こども=ステークホルダーと位置付ける企業経営
私としては、10年後の2034年の社会では企業がこどもをステークホルダーと捉えて事業活動を行う世の中になることを大いに期待しています。ステークホルダーとは、企業にとっての利害関係者のことで、株主、従業員、顧客、取引先、地域社会(住民)など、「その人たちからの理解や協力が得られなければ事業を続けられない存在」のことです。
これまで企業にとってのこどもという存在は、例えば「従業員のこども」であったり、業界によっては「顧客(消費者)」として捉えられてきたかもしれません。しかしステークホルダーという表現は、そういった捉え方にとどまらないことを意味します。
こどもをステークホルダーに組み込んだ経営においては、例えば「このサービスを提供することで、こどもたちにどのような影響があるだろうか?」といった視点を持ってビジネス上の決断をする必要性が高まります。こどもたちがどう捉えるか、こどもたちの健康や発達にどのような影響があるか、こどもたちが暮らす未来への影響は・・・などなど、企業がそのビジネスによって得ようとするものと、こどもの利害が衝突する部分がないか、衝突する場合にはどのような対応を取るべきかを考える必要が出てきます。
こういった視点を無視して「売れるから売る」というスタンスが完全に否定されるものとは考えていませんが、ESGやSDGsが今となってはそうであるように、こどもを尊重する視点が企業にとって無視できないトピックになる可能性は十分にあると思います。
こどもを尊重することが持続可能な企業・社会を作る
企業が持続可能性を考えるとき、現在の行動が将来どのような影響となって返ってくるのか、その繋がりを意識することが求められます。こども世代を尊重した経営とは、長期的な未来を見据えて経営することと本質的に同義であり、これこそが持続可能な経営の本来あるべき姿なのではないでしょうか?

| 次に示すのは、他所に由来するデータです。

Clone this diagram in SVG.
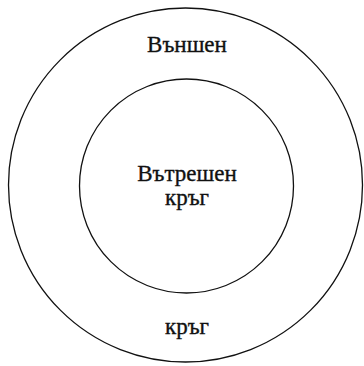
<svg xmlns="http://www.w3.org/2000/svg" width="364" height="366" viewBox="0 0 364 366">
<style>
.c{fill:none;stroke:#111;stroke-width:1.3}
.t{font-family:"Liberation Serif","DejaVu Serif",serif;font-size:23px;fill:#111;stroke:#111;stroke-width:0.35;text-anchor:middle}
</style>
<rect width="364" height="366" fill="#fff"/>
<g id="outer"><circle class="c" cx="185.5" cy="185" r="177"/>
<text class="t" x="187" y="52">Външен</text>
<text class="t" x="187" y="334">кръг</text></g>
<g id="inner"><circle class="c" cx="186.5" cy="186" r="107"/>
<text class="t" x="187" y="181">Вътрешен</text>
<text class="t" x="187" y="205">кръг</text></g>
</svg>
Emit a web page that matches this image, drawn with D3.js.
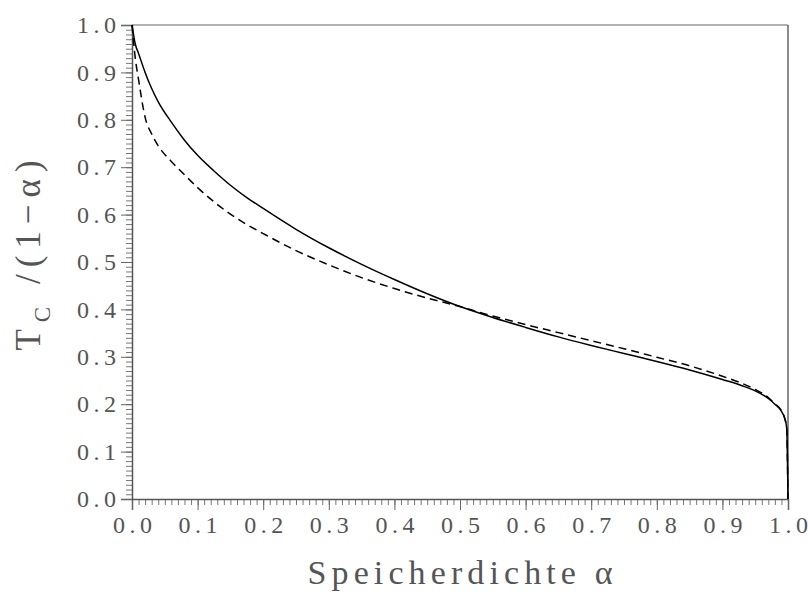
<!DOCTYPE html>
<html>
<head>
<meta charset="utf-8">
<script src="https://cdn.jsdelivr.net/npm/d3@7"></script>
<style>
  body { margin: 0; background: #fff; }
  text { font-family: "Liberation Serif", "DejaVu Serif", serif; fill: #555; }
</style>
</head>
<body>
<svg width="808" height="592"></svg>
<script>
// Speicherdichte alpha
var alpha = [0, 0.005, 0.01, 0.02, 0.03, 0.04, 0.06, 0.08, 0.1, 0.125, 0.15, 0.175, 0.2, 0.25, 0.3,
             0.35, 0.4, 0.45, 0.5, 0.55, 0.6, 0.65, 0.7, 0.75, 0.8, 0.85, 0.9, 0.93, 0.95,
             0.97, 0.98, 0.99, 0.995, 0.998, 1.0];
// solid curve
var tcSolid = [1.0, 0.96, 0.94, 0.9, 0.866, 0.838, 0.795, 0.757, 0.725, 0.692, 0.662, 0.636, 0.613, 0.569, 0.53,
               0.495, 0.463, 0.433, 0.406, 0.383, 0.362, 0.342, 0.324, 0.307, 0.29, 0.272, 0.252, 0.239, 0.228,
               0.212, 0.2, 0.185, 0.17, 0.15, 0.0];
// dashed curve
var tcDashed = [1.0, 0.93, 0.885, 0.805, 0.77, 0.745, 0.712, 0.684, 0.657, 0.627, 0.601, 0.579, 0.56, 0.524, 0.494,
                0.467, 0.444, 0.424, 0.406, 0.386, 0.368, 0.351, 0.334, 0.317, 0.299, 0.281, 0.259, 0.244, 0.231,
                0.214, 0.201, 0.186, 0.17, 0.15, 0.0];
var xTicks = [0, 0.1, 0.2, 0.3, 0.4, 0.5, 0.6, 0.7, 0.8, 0.9, 1.0];
var yTicks = [0, 0.1, 0.2, 0.3, 0.4, 0.5, 0.6, 0.7, 0.8, 0.9, 1.0];

var svg = d3.select("svg"),
    pLeft = 132, pRight = 788, pTop = 25, pBottom = 499;

var x = d3.scaleLinear().domain([0, 1]).range([pLeft, pRight]);
var y = d3.scaleLinear().domain([0, 1]).range([pBottom, pTop]);

var minor = d3.range(0, 101).map(function(d) { return d / 100; });

// frame: top and right
svg.append("line").attr("x1", pLeft).attr("x2", pRight).attr("y1", pTop).attr("y2", pTop)
    .attr("stroke", "#999").attr("stroke-width", 1.5);
svg.append("line").attr("x1", pRight).attr("x2", pRight).attr("y1", pTop).attr("y2", pBottom)
    .attr("stroke", "#666").attr("stroke-width", 1.5);

// spread lettering like the plotter font
function widen(sel, k) {
  sel.each(function() {
    var w = this.getComputedTextLength();
    d3.select(this).attr("textLength", w * k).attr("lengthAdjust", "spacing");
  });
}

function styleLabels(g) {
  g.select(".domain").attr("stroke", "#555").attr("stroke-width", 1.5);
  g.selectAll("line").attr("stroke", "#666");
  g.selectAll("text").attr("font-size", 24).attr("fill", "#555")
    .style("font-family", "Liberation Serif")
    .call(widen, 1.3);
}

// x axis
var gx = svg.append("g").attr("transform", "translate(0," + pBottom + ")")
    .call(d3.axisBottom(x).tickValues(minor).tickSize(6).tickFormat(""));
gx.select(".domain").remove();
gx.selectAll("line").attr("stroke", "#777");
svg.append("g").attr("transform", "translate(0," + pBottom + ")")
    .call(d3.axisBottom(x).tickValues(xTicks).tickSize(11).tickPadding(6).tickFormat(d3.format(".1f")))
    .call(styleLabels);

// y axis
var gy = svg.append("g").attr("transform", "translate(" + pLeft + ",0)")
    .call(d3.axisLeft(y).tickValues(minor).tickSize(6).tickFormat(""));
gy.select(".domain").remove();
gy.selectAll("line").attr("stroke", "#777");
svg.append("g").attr("transform", "translate(" + pLeft + ",0)")
    .call(d3.axisLeft(y).tickValues(yTicks).tickSize(11).tickPadding(5).tickFormat(d3.format(".1f")))
    .call(styleLabels);

// curves
var line = d3.line()
    .x(function(d) { return x(d[0]); })
    .y(function(d) { return y(d[1]); })
    .curve(d3.curveMonotoneX);

svg.append("path")
    .datum(d3.zip(alpha, tcDashed))
    .attr("fill", "none").attr("stroke", "#000").attr("stroke-width", 1.5)
    .attr("stroke-dasharray", "8,5")
    .attr("d", line);

svg.append("path")
    .datum(d3.zip(alpha, tcSolid))
    .attr("fill", "none").attr("stroke", "#000").attr("stroke-width", 1.5)
    .attr("d", line);

// axis titles
svg.append("text")
    .attr("x", 460).attr("y", 584)
    .attr("text-anchor", "middle").attr("font-size", 34)
    .attr("textLength", 305).attr("lengthAdjust", "spacing")
    .text("Speicherdichte α");

var yl = svg.append("text")
    .attr("transform", "translate(40,252) rotate(-90)")
    .attr("text-anchor", "middle").attr("font-size", 35)
    .style("letter-spacing", "7px");
yl.append("tspan").text("T");
yl.append("tspan").attr("font-size", 23).attr("dy", 10).text("C");
yl.append("tspan").attr("dy", -10).text(" /(1−α)");
</script>
</body>
</html>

今はまだ一般的な考え方ではなかったとしても、今後更なる調査や意識改革が進む中でいずれは社会全体でのコンセンサスが得られるようになるのではないでしょうか。私はそんな未来を10年後には見ていたい、そう思っています。
最後に
この10年間、子育て環境づくりを生業とする中で、親子の関係性こそが子育て環境の最小単位(=ミクロの子育て環境)であると考え、ミクロの環境を充実させる取組みとして託児付きランチサービスや乳幼児教育事業を展開して参りました。また、コンサルティング事業では、様々な企業の子育て環境づくりや街づくりなどをご支援させていただき、より広範な子育て環境づくりを担って参りました。これはまさに先述の「こどもまんなかチャート」の同心円の考え方と同じであり、ここるくが社会全体の子育て環境を良くする一役を担っていきたいという想いは、この先も変わるものではありません。
「こどもまんなか社会」の実現に少しでも早く近づくために、ここるくにしかできないことをさらに積み重ね、10年後にまたこのことについて振り返ってみたいと思っています。